В этом отношении элевсинская коллегия успешно могла соперничать с дельфийской; их положение было одинаково. Внешним образом это соперничество выразилось в том, что именно они – и только они, насколько мы знаем, – имели в прочей Греции своих, так называемых, "эксегетов", т.е. толкователей; засвидетельствовано это, правда, только для Афин. но при скудости наших сведений об организации сакрального дела в других эллинских общинах, заключение по аналогии здесь позволительно. Какова была роль такого эксегета, это нам показывает колебание отца платоновского Эвтифрона. Один его клиент на острове Наксосе в пьяном виде убивает его раба; так вот, хозяин, прежде чем отплатить ему равным, отправляет в Афины доверенное лицо, чтобы узнать от эксегета, как ему поступить. Мы понимаем его колебание: ведь если бы он без соизволения эксегета его казнил – он, как убийца, был бы исключен из участия в таинствах. Отсюда видно, что греческие эксегеты выработали особую систему сакрального права; это их сближает с понтификами в Риме. И те, и другие были не судьями, а скорее экспертами, но это не умаляет их значения: и здесь, и там суд не мог не считаться с их экспертизой.

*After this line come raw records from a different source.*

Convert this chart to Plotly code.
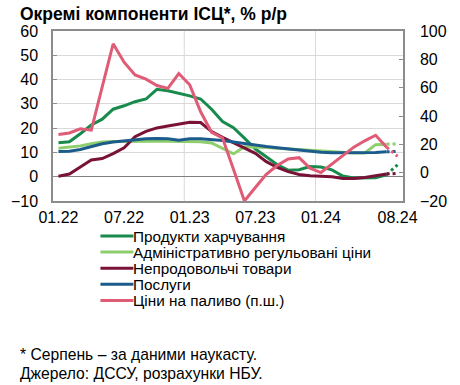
import plotly.graph_objects as go

# ---------------- data ----------------
months = ["01.22","02.22","03.22","04.22","05.22","06.22","07.22","08.22","09.22","10.22","11.22","12.22",
          "01.23","02.23","03.23","04.23","05.23","06.23","07.23","08.23","09.23","10.23","11.23","12.23",
          "01.24","02.24","03.24","04.24","05.24","06.24","07.24","08.24"]
tick_labels = ["01.22", "07.22", "01.23", "07.23", "01.24", "08.24"]

food = [14.0, 14.4, 17.7, 21.3, 23.7, 27.8, 29.2, 30.9, 32.0, 36.0, 35.4, 34.5,
        33.3, 32.0, 27.8, 22.7, 20.2, 15.9, 11.4, 8.2, 4.9, 2.7, 2.9, 4.2,
        4.0, 2.8, 0.3, -0.5, -0.5, -0.4, 0.8, 4.9]
admin = [11.7, 12.1, 12.7, 13.6, 14.3, 14.5, 14.6, 14.6, 14.6, 14.6, 14.6, 14.6,
         14.6, 14.4, 13.9, 11.8, 9.4, 12.3, 12.3, 12.0, 11.7, 11.4, 11.1, 10.8,
         10.5, 10.2, 10.0, 9.8, 9.8, 13.2, 13.4, 13.5]
nonfood = [0.2, 1.1, 4.0, 6.9, 7.5, 9.5, 11.9, 16.5, 18.7, 20.1, 20.9, 21.6,
           22.4, 22.3, 18.6, 16.2, 14.0, 12.1, 9.6, 6.2, 3.8, 2.1, 0.9, 0.4,
           0.2, 0.0, -0.7, -0.7, -0.3, 0.3, 1.1, 1.4]
services = [10.4, 10.5, 11.2, 12.5, 13.6, 14.3, 14.8, 15.3, 15.6, 15.7, 15.6, 15.0,
            15.6, 15.6, 15.4, 14.9, 14.3, 13.6, 13.0, 12.4, 11.9, 11.4, 10.9, 10.4,
            10.1, 9.9, 9.9, 9.9, 9.9, 10.0, 10.3, 10.4]
fuel = [27.0, 28.0, 31.0, 30.0, 60.5, 91.0, 78.0, 69.0, 66.0, 61.5, 59.5, 70.0,
        62.0, 43.0, 28.5, 24.5, 2.5, -20.0, -10.5, -1.2, 5.0, 9.6, 10.6, 3.2,
        0.1, 6.0, 12.0, 18.0, 22.5, 26.4, 18.0, 11.5]

names = ["Продукти харчування", "Адміністративно регульовані ціни",
         "Непродовольчі товари", "Послуги", "Ціни на паливо (п.ш.)"]
colors = ["#178a4c", "#8fce6c", "#7a1238", "#1c5c8c", "#e05c76"]
series = [food, admin, nonfood, services, fuel]
on_right = [False, False, False, False, True]

# ---------------- figure ----------------
W, H = 460, 385
ML, MR, MT, MB = 52.5, 57, 31, 184
FONT = "Liberation Sans, Arial, sans-serif"
FS = 16

fig = go.Figure()
x = list(range(len(months)))
n_solid = len(months) - 1  # last month is nowcast (dotted)

for s, name, col, right in zip(series, names, colors, on_right):
    ya = "y2" if right else "y"
    fig.add_trace(go.Scatter(x=x[:n_solid], y=s[:n_solid], mode="lines", name=name,
                             line=dict(color=col, width=3), yaxis=ya, showlegend=False))
    fig.add_trace(go.Scatter(x=x[n_solid - 1:], y=s[n_solid - 1:], mode="lines", name=name,
                             line=dict(color=col, width=3, dash="dot"), yaxis=ya, showlegend=False))

tickvals = [months.index(t) for t in tick_labels]

fig.update_layout(
    width=W, height=H,
    margin=dict(l=ML, r=MR, t=MT, b=MB, pad=0),
    paper_bgcolor="white", plot_bgcolor="white",
    font=dict(family=FONT, size=FS, color="black"),
    showlegend=False,
    xaxis=dict(range=[-0.5, len(months) - 0.5], tickvals=tickvals, ticktext=tick_labels,
               showgrid=False, zeroline=False, showline=True, mirror=True,
               linecolor="#8c8c8c", linewidth=1.5, ticks="", ticklabelstandoff=1,
               tickfont=dict(size=FS)),
    yaxis=dict(range=[-10, 60], dtick=10, showgrid=True, gridcolor="#d9d9d9", gridwidth=1,
               zeroline=True, zerolinecolor="#808080", zerolinewidth=1.2,
               showline=True, linecolor="#8c8c8c", linewidth=1.5, mirror=False,
               ticks="inside", ticklen=4, tickcolor="#8c8c8c", ticklabelstandoff=10,
               tickfont=dict(size=FS)),
    yaxis2=dict(range=[-20, 100], dtick=20, overlaying="y", side="right", showgrid=False,
                zeroline=False, showline=True, linecolor="#8c8c8c", linewidth=1.5,
                ticks="inside", ticklen=4, tickcolor="#8c8c8c", ticklabelstandoff=12,
                tickfont=dict(size=FS)),
)

# vertical gridlines at year boundaries
for b in [11.5, 23.5]:
    fig.add_shape(type="line", xref="x", yref="paper", x0=b, x1=b, y0=0, y1=1,
                  line=dict(color="#d9d9d9", width=1), layer="below")

plot_h = H - MT - MB
plot_w = W - ML - MR


def py(ypx):
    return (H - MB - ypx) / plot_h


def px(xpx):
    return (xpx - ML) / plot_w


# title
fig.add_annotation(text="<b>Окремі компоненти ІСЦ*, % р/р</b>", xref="paper", yref="paper",
                   x=px(17), y=py(14), xanchor="left", yanchor="middle", showarrow=False,
                   font=dict(size=17.5, family=FONT, color="black"))

# legend (manual, compact line spacing as in the original)
leg_y0, leg_step = 236, 16.1
for k, (name, col) in enumerate(zip(names, colors)):
    yy = py(leg_y0 + k * leg_step)
    fig.add_shape(type="line", xref="paper", yref="paper", x0=px(100), x1=px(133), y0=yy, y1=yy,
                  line=dict(color=col, width=3))
    fig.add_annotation(text=name, xref="paper", yref="paper", x=px(132), y=yy,
                       xanchor="left", yanchor="middle", showarrow=False, borderpad=0,
                       font=dict(size=15.3, family=FONT, color="black"))

# footnotes
for k, t in enumerate(["* Серпень – за даними наукасту.", "Джерело: ДССУ, розрахунки НБУ."]):
    fig.add_annotation(text=t, xref="paper", yref="paper", x=px(17), y=py(354 + k * 19),
                       xanchor="left", yanchor="middle", showarrow=False,
                       font=dict(size=15.7, family=FONT, color="black"))

fig.write_html("out.html", config={"displayModeBar": False},
               post_script="document.body.style.margin='0';document.body.style.overflow='hidden';")
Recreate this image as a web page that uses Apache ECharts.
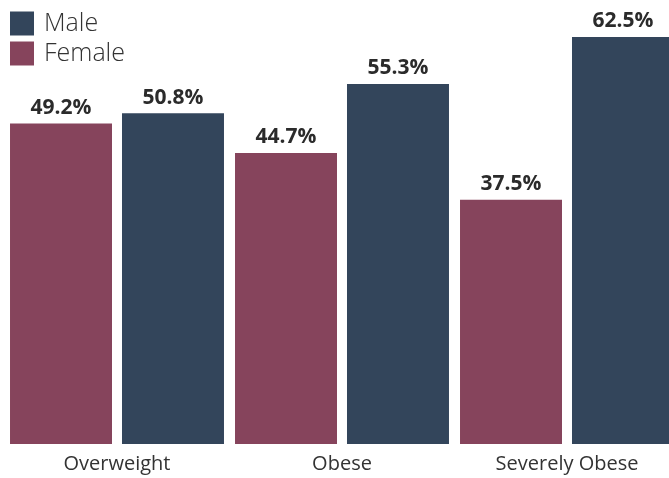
<!DOCTYPE html>
<html>
<head>
<meta charset="utf-8">
<script src="https://cdn.jsdelivr.net/npm/echarts@6/dist/echarts.min.js"></script>
<style>
  html, body { margin: 0; padding: 0; background: #ffffff; }
  #chart { width: 669px; height: 478px; }
</style>
</head>
<body>
<div id="chart"></div>
<script>
// Share of each weight category by sex (percent)
const categories = ['Overweight', 'Obese', 'Severely Obese'];
const femaleValues = [49.2, 44.7, 37.5];
const maleValues = [50.8, 55.3, 62.5];
const seriesNames = ['Male', 'Female'];

const MALE_COLOR = '#33455b';
const FEMALE_COLOR = '#86445c';
const FONT = '"Open Sans", "Noto Sans", sans-serif';

const chart = echarts.init(document.getElementById('chart'), null, { renderer: 'canvas' });

const valueLabel = {
  show: true,
  position: 'top',
  distance: 5,
  formatter: p => p.value.toFixed(1) + '%',
  fontFamily: FONT,
  fontWeight: 'bold',
  fontSize: 21,
  color: '#2b2b2b'
};

chart.setOption({
  animation: false,
  backgroundColor: '#ffffff',
  legend: {
    orient: 'vertical',
    left: 5,
    top: 6,
    itemWidth: 24,
    itemHeight: 24,
    itemGap: 5,
    icon: 'rect',
    data: seriesNames,
    textStyle: { fontFamily: FONT, fontSize: 25, fontWeight: 300, color: '#333333', padding: [0, 0, 0, 5] }
  },
  // the plot runs a little past the right edge, clipping the last bar
  grid: { left: 4.5, width: 675, top: 37, bottom: 34, containLabel: false, outerBoundsMode: 'none' },
  xAxis: {
    type: 'category',
    data: categories,
    axisLine: { show: false },
    axisTick: { show: false },
    axisLabel: { fontFamily: FONT, fontSize: 20, color: '#333333', margin: 10 }
  },
  yAxis: {
    type: 'value',
    min: 0,
    max: 62.5,
    show: false,
    splitLine: { show: false }
  },
  series: [
    {
      name: 'Female',
      type: 'bar',
      data: femaleValues,
      itemStyle: { color: FEMALE_COLOR },
      barGap: '9.8%',
      barCategoryGap: '4.9%',
      label: valueLabel
    },
    {
      name: 'Male',
      type: 'bar',
      data: maleValues,
      itemStyle: { color: MALE_COLOR },
      barGap: '9.8%',
      barCategoryGap: '4.9%',
      label: valueLabel
    }
  ]
});
</script>
</body>
</html>
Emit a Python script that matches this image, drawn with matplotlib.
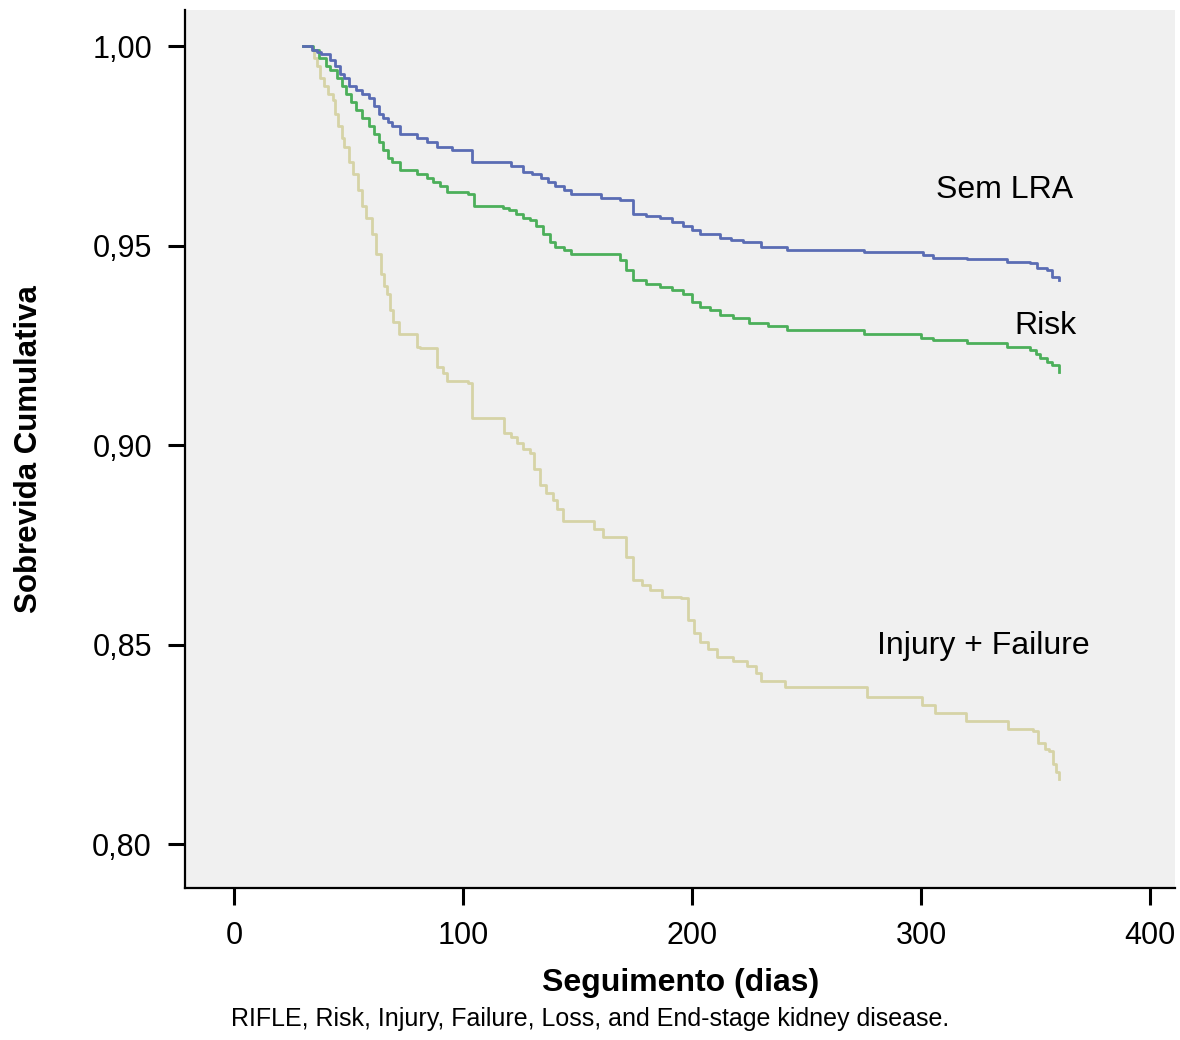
import matplotlib
matplotlib.use("Agg")
import matplotlib.pyplot as plt
from matplotlib.ticker import FuncFormatter

plt.rcParams["font.family"] = ["Liberation Sans", "DejaVu Sans"]

# Kaplan-Meier step points (day, cumulative survival)
sem_lra_days = [30, 34, 36, 38, 42, 44, 46, 48, 50, 53, 56, 59, 61, 63, 65, 67, 69, 72.5,
                80, 84, 88.6, 95, 102, 104, 116, 121, 126, 130, 134, 137, 140, 144, 147,
                160, 168.6, 174, 180, 186, 191, 196, 200, 203.5, 212, 217, 222, 230,
                241.5, 275, 301, 305, 320, 337.5, 347.6, 350.7, 355, 357, 360]
sem_lra_surv = [1.000, 0.999, 0.9985, 0.998, 0.9965, 0.995, 0.993, 0.992, 0.990, 0.989,
                0.988, 0.987, 0.985, 0.983, 0.982, 0.981, 0.980, 0.978, 0.977, 0.976,
                0.9747, 0.974, 0.974, 0.971, 0.971, 0.970, 0.9685, 0.968, 0.967, 0.966,
                0.965, 0.964, 0.963, 0.962, 0.9615, 0.958, 0.9575, 0.957, 0.956, 0.955,
                0.954, 0.953, 0.952, 0.9515, 0.951, 0.9497, 0.949, 0.9485, 0.9477, 0.947,
                0.9467, 0.946, 0.9457, 0.9444, 0.944, 0.9422, 0.9414]

risk_days = [30, 34.5, 37, 40, 42, 45, 47, 49, 51, 53, 56, 59, 61, 63, 65, 67, 69, 72.5,
             80, 84, 87, 90, 93, 102, 104.5, 117.5, 120, 123, 126, 129, 132, 135, 138,
             140, 144, 147, 157, 168.6, 171, 174, 180, 186, 191, 196, 200, 203.5, 208,
             212, 218, 225, 233, 241.5, 275, 300, 305, 320, 337.5, 347.6, 350, 352,
             355, 357, 360]
risk_surv = [1.000, 0.999, 0.997, 0.995, 0.994, 0.992, 0.990, 0.988, 0.986, 0.984, 0.982,
             0.980, 0.978, 0.976, 0.974, 0.972, 0.971, 0.969, 0.968, 0.967, 0.966, 0.965,
             0.9635, 0.963, 0.960, 0.9595, 0.959, 0.958, 0.957, 0.9565, 0.955, 0.953,
             0.951, 0.9497, 0.949, 0.948, 0.948, 0.9464, 0.944, 0.9414, 0.9405, 0.9397,
             0.939, 0.938, 0.936, 0.9347, 0.934, 0.9327, 0.932, 0.9307, 0.930, 0.929,
             0.928, 0.927, 0.9264, 0.9257, 0.9247, 0.924, 0.923, 0.922, 0.921, 0.920,
             0.9184]

injury_days = [30, 34, 35, 36, 37.5, 39, 41, 43, 44, 45.5, 47, 48, 50, 52, 54, 56, 57.5,
               60, 62, 64, 65.5, 66.8, 68, 69.5, 71.8, 80, 81, 87, 88.6, 91, 93, 102, 104,
               116, 118, 121, 123.5, 126, 129, 131, 133.6, 136, 139, 141, 143.7, 155.5,
               157, 161, 168.6, 171, 174, 178, 181.7, 187, 195, 198, 201, 203.5, 207, 211,
               218, 224, 228, 230, 240.6, 276.4, 300.4, 306, 319.6, 338, 349, 351, 354,
               356, 357.6, 359, 360]
injury_surv = [1.000, 0.999, 0.997, 0.995, 0.992, 0.990, 0.988, 0.9865, 0.983, 0.980,
               0.977, 0.9747, 0.971, 0.968, 0.964, 0.960, 0.957, 0.953, 0.948, 0.943,
               0.940, 0.938, 0.934, 0.931, 0.928, 0.9247, 0.9244, 0.9244, 0.9197, 0.918,
               0.916, 0.9156, 0.9069, 0.9069, 0.903, 0.902, 0.9006, 0.899, 0.898, 0.894,
               0.890, 0.888, 0.8864, 0.884, 0.881, 0.881, 0.879, 0.877, 0.877, 0.872,
               0.8663, 0.865, 0.8638, 0.862, 0.8618, 0.8563, 0.853, 0.8506, 0.849, 0.847,
               0.846, 0.8446, 0.843, 0.8408, 0.8393, 0.837, 0.8348, 0.833, 0.8308,
               0.8288, 0.8283, 0.8255, 0.824, 0.8233, 0.820, 0.818, 0.8163]

curve_labels = ["Sem LRA", "Risk", "Injury + Failure"]
label_pos = [(366.4, 0.964), (368.0, 0.930), (373.8, 0.8496)]
x_ticks = [0, 100, 200, 300, 400]
y_ticks = [0.80, 0.85, 0.90, 0.95, 1.00]

fig = plt.figure(figsize=(11.8, 10.4), dpi=100)
ax = fig.add_axes([0.157, 0.146, 0.839, 0.844])
ax.set_facecolor("#f0f0f0")

ax.plot(injury_days, injury_surv, drawstyle="steps-post", color="#d6d3a6", lw=2)
ax.plot(risk_days, risk_surv, drawstyle="steps-post", color="#4caf5a", lw=2)
ax.plot(sem_lra_days, sem_lra_surv, drawstyle="steps-post", color="#5a6cb4", lw=2)

for name, (lx, ly) in zip(curve_labels, label_pos):
    ax.text(lx, ly, name, fontsize=23, ha="right", va="center")

ax.set_xlim(-21.4, 411)
ax.set_ylim(0.789, 1.009)
ax.set_xticks(x_ticks)
ax.set_yticks(y_ticks)
ax.yaxis.set_major_formatter(FuncFormatter(lambda v, p: f"{v:.2f}".replace(".", ",")))
ax.tick_params(axis="both", length=12, width=2.2, labelsize=22, pad=12)

for side in ["top", "right"]:
    ax.spines[side].set_visible(False)
for side in ["left", "bottom"]:
    ax.spines[side].set_linewidth(1.6)

ax.set_xlabel("Seguimento (dias)", fontsize=23, fontweight="bold", labelpad=12)
ax.set_ylabel("Sobrevida Cumulativa", fontsize=22.5, fontweight="bold", labelpad=35)

fig.text(0.5, 0.02, "RIFLE, Risk, Injury, Failure, Loss, and End-stage kidney disease.",
         ha="center", va="center", fontsize=18)

fig.savefig("out.png", dpi=100)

Имея свой прочный центр в Элевсине, религия Деметры представляет нам две особенности, важные для ее дальнейшего развития. Первая – это та легкость, с которой она могла принимать в себя культы других богов и в известной мере амальгамироваться с ними; вторая – это энергия, с которой она, путем основания подворий, распространялась по прочему греческому миру. Первая обусловливала вторую – в этом состоит характерная черта, отличающая терпимый эллинский прозелитизм от нетерпимого иудейского.
Нам необходимо бросить беглый взгляд на этот прозелитизм: как читатель увидит в дальнейшем, он был действенным началом в возникновении религии эллинизма.
Древнейшую, достижимую для нашего знания, ступень элевсинского культа представляет для нас сохраненный в Московской рукописи "Гомеровский" гимн Деметре; согласно ему, содержание священной драмы будет следующее.
С разрешения Зевса его брат Аид похищает Кору, дочь Деметры, в то время как она играла с девами-океанидами на цветистом лугу. Содействовала похищению сама Земля, произведя чудесный нарцисс; Кора его срывает и этим отдает себя во власть похитителя. Никто не слышит ее отчаянного крика, кроме "нежнодушной" Гекаты и Гелия. Но когда она, уже увлекаемая в глубь земли, крикнула вторично, ее услышала и мать. Она бросилась ее искать; девять дней она ее искала, не зная ни пищи, ни сна; на десятый с ней встретилась Геката и рассказала, что могла – что кто-то похитил Кору, но кто именно, этого и она не знает. С ней вместе Деметра отправилась к Гелию и от него, всевидящего бога, узнала всю правду.